Sunday, January 10, 2021

TRANSFORM THINKING

Philosophers give a lot of thought and study to the question of external existence and and the access we have to it. We tend to think of the images we have in our minds as having external referents, and we take sense data as being the evidence of that. But we 'know' that sense data is highly processed by the mind before it enters our consciousness. The mind has created a symbol which we can read as an object. So we postulate one of the first levels of 'symbol'; the processed data as opposed to the raw data with which we were originally bombarded. If the external world is the source of raw data, the question becomes what is the organization inherent in the external world or is there any. Does the organization (form) have an independent existence or was it created by us, through us, for us? We tend to think of the latest concept of perceiving as being the true representation of the outer world. But we can recognize that any representation is a symbol and not the object symbolized. 

The contrast between Jesus and the Christ demonstrates some of how symbols work. We take Jesus as less a symbol than Christ, because a historical person named Jesus had accounts written of his activities in the world we recognize as our exterior world. Christ is altogether symbol because it is an idea, a force, a constellation of characteristics, an archetype, a non-sensory entity. We can clarify our thinking by understanding our symbols: where we are coming from, how many layers of processing they have been through, what purpose they are serving, what meaning they convey to others and how they may be expressed in less symbolic language. But this is understanding symbols from the outside. 

Many think that Blake lived in a symbolic world to which few have access. Those learning a new language using words, undergo a transition to mastering the new language without translating from the original language. Those learning to process information in the symbolic language must learn to think in the language of symbols before they have a mastery of it. We translate ideas to and from symbols as an exterior exercise, Blake understood them through the very structure and organization of his mind.

Jerusalem
Plate 100
Urizen, Los, Enitharmon
Many students of Blake tell us the same thing in different ways: the crux of reading Blake is in a transformation of one's thinking - not what you think but how you think. As I have said before Blake doesn't want us to go out the same door we came in.  
 
Pierre Berger, William Blake: poet and mystic, (Page 107) gives us an idea of how Blake developed the characters, Urizen and Los, as a symbols carried by a particular personalities: 
"By the same process, the Eternal Man has become a definite personality. The birth of Urizen is not merely a mystical representation of the world's creation : it symbolizes also the creation of man as a distinct being. Like Urizen, the Spirit of Man broke away from that of the Eternals, and found itself closed up in Time and Space.
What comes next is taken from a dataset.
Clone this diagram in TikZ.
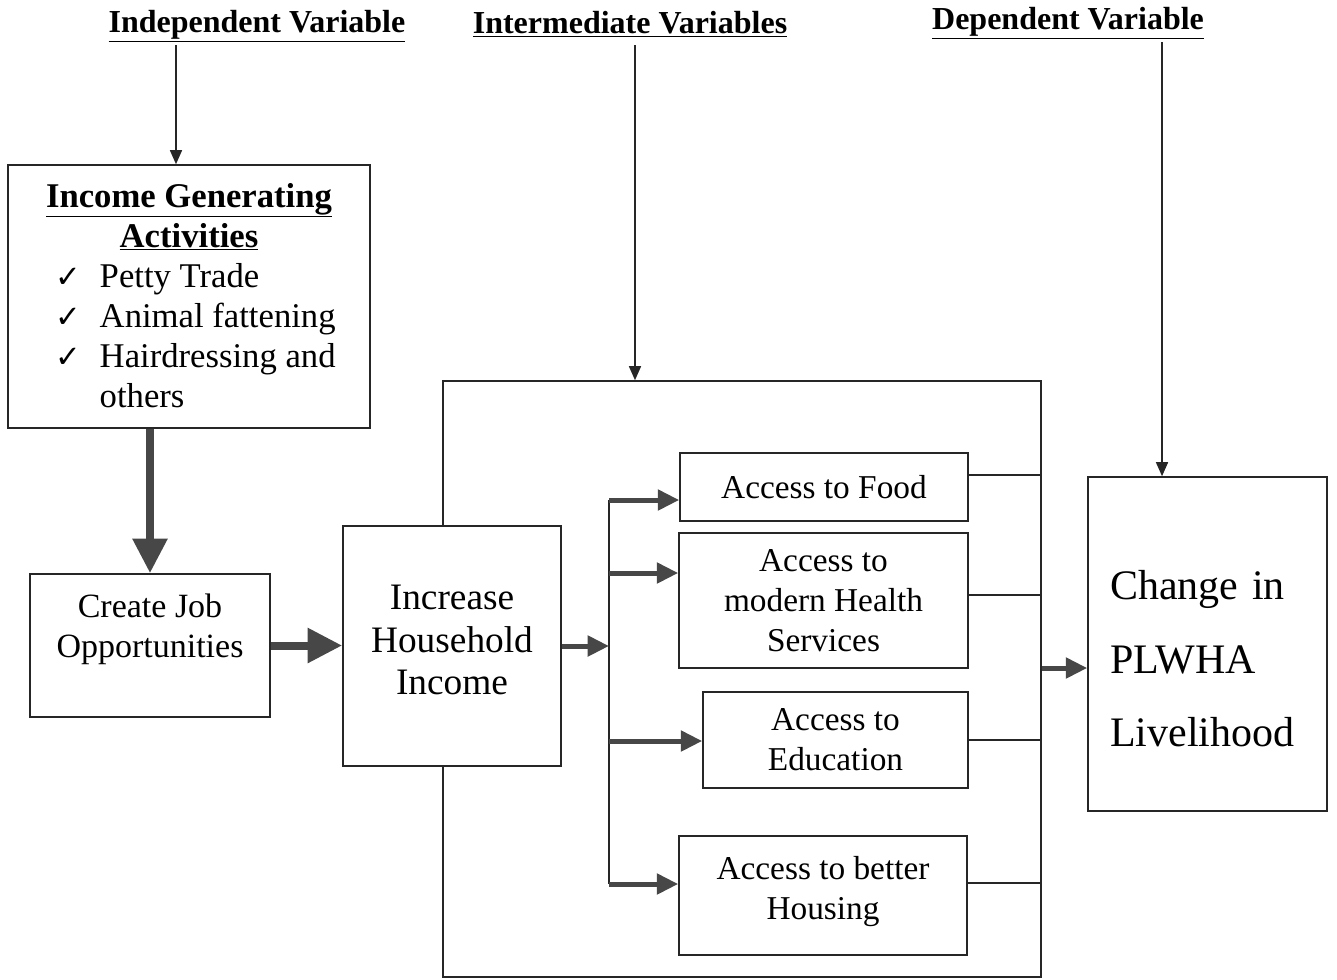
\documentclass[tikz,border=0pt]{standalone}
\usepackage{fontspec}
\setmainfont{Liberation Serif}
\newfontfamily\symfont{DejaVu Sans}
\usetikzlibrary{arrows.meta}
\newcommand{\chk}{{\symfont\fontsize{23}{23}\selectfont ✓}}

\begin{document}
\begin{tikzpicture}[x=0.75pt,y=0.75pt,yscale=-1,xscale=1,
  box/.style={draw=black!85, line width=1.2pt, inner sep=0pt, align=center},
  head/.style={font=\fontsize{24}{28}\selectfont\bfseries},
  thinarrow/.style={draw=black!85, line width=1.1pt, -{Triangle[length=10.5pt,width=9pt]}},
  bigarrow/.style={draw=black!72, line width=6pt, -{Triangle[length=26pt,width=25pt]}},
  midarrow/.style={draw=black!72, line width=3.75pt, -{Triangle[length=16pt,width=15pt]}},
  wire/.style={draw=black!85, line width=1.1pt}]
 \useasboundingbox (0,0) rectangle (1337,979);

 % headings
 \node[head] (indep) at (257,26) {\underline{Independent Variable}};
 \node[head] (interm) at (630,24) {\underline{Intermediate Variables}};
 \node[head] (dep) at (1068,23) {\underline{Dependent Variable}};

 \node[box, font=\fontsize{26}{30}\selectfont, minimum width=271.5pt, minimum height=197.25pt] (iga) at (189,296.5)
  {\rule{0pt}{25pt}{\bfseries\underline{Income Generating}}\\{\bfseries\underline{Activities}}\\
   \hspace*{10pt}\begin{tabular}[t]{@{}p{33pt}@{}l@{}}\chk & Petty Trade\\ \chk & Animal fattening\\ \chk & Hairdressing and\\ & others\end{tabular}};
 \node[box, font=\fontsize{25.5}{30}\selectfont, minimum width=180pt, minimum height=107.25pt] (create) at (150,645.5) {Create Job\\Opportunities\\~};

 \node[box, minimum width=448.5pt, minimum height=447pt] (inter) at (742,679) {};
 \node[box, fill=white, font=\fontsize{28}{32}\selectfont, minimum width=163.5pt, minimum height=180pt] (incr) at (452,646) {Increase\\Household\\Income\\[-23pt]~};

 \node[box, font=\fontsize{25}{30}\selectfont, minimum width=216pt, minimum height=51pt] (food) at (824,487) {Access to Food};
 \node[box, font=\fontsize{25}{30}\selectfont, minimum width=216.75pt, minimum height=101.25pt] (health) at (823.5,600.5) {Access to\\modern Health\\Services};
 \node[box, font=\fontsize{25}{30}\selectfont, minimum width=198.75pt, minimum height=72pt] (educ) at (835.5,740) {Access to\\Education};
 \node[box, font=\fontsize{25}{30}\selectfont, minimum width=216pt, minimum height=89.25pt] (house) at (823,895.5) {Access to better\\Housing\\[-18pt]~};

 \node[box, font=\fontsize{31.5}{55}\selectfont, align=left, text width=146.25pt, minimum width=179.25pt, minimum height=250.5pt] (change) at (1207.5,644) {\rule{0pt}{44pt}Change in\\PLWHA\\Livelihood};

 % arrows from headings
 \coordinate (a1) at (176,45);
 \coordinate (a2) at (635,45);
 \coordinate (a3) at (1162,42);
 \draw[thinarrow] (a1) -- (a1 |- iga.north);
 \draw[thinarrow] (a2) -- (a2 |- inter.north);
 \draw[thinarrow] (a3) -- (a3 |- change.north);

 \draw[bigarrow] (create.north |- iga.south) -- (create.north);
 \draw[bigarrow] (create.east) -- (create.east -| incr.west);

 % bus
 \coordinate (b1) at (609,500);
 \coordinate (b2) at (609,573);
 \coordinate (b3) at (609,741);
 \coordinate (b4) at (609,884);
 \draw[wire] (b1) -- (b4);
 \draw[midarrow] (incr.east) -- (incr.east -| b1);
 \draw[midarrow] (b1) -- (b1 -| food.west);
 \draw[midarrow] (b2) -- (b2 -| health.west);
 \draw[midarrow] (b3) -- (b3 -| educ.west);
 \draw[midarrow] (b4) -- (b4 -| house.west);

 \path ([yshift=-9pt]food.east) coordinate (r1) ([yshift=-4pt]health.east) coordinate (r2)
  (educ.east) coordinate (r3) ([yshift=-9.4pt]house.east) coordinate (r4);
 \foreach \r in {r1,r2,r3,r4} \draw[wire] (\r) -- (\r -| inter.east);

 \path ([yshift=18pt]change.west) coordinate (o1);
 \draw[midarrow] (o1 -| inter.east) -- (o1);
\end{tikzpicture}
\end{document}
But, in this second interpretation, Los is no longer only symbolical of Time : he is also the Prophet of Eternity, the prophetic Spirit in humanity, sent by the Eternals to watch over man, even while he separates him from them. And as he fulfills this task, he cannot help retaining a remembrance of the Eternals, and a clear consciousness of their existence. His mission of separation reminds him perpetually of his former union with them. Consequently, he keeps alive in man's spirit the recollection of his first state, and a vague longing to return to it. He is the spirit of the Seers, the spirit that will later on inspire the poets and the artists, and speak by the mouth of the prophets. By him comes all that constitutes the Ideal, all that reaches us from the unseen world. He is at the root of all the arts and of all true religion ; for religion and art are nought but visions of Eternity. He it was who spoke through Milton. He it is who will enter into Blake, and dictate his words." 
 
Blake built his symbols by reaching into archetypal experience and incorporating mythopoeic images into poetic form.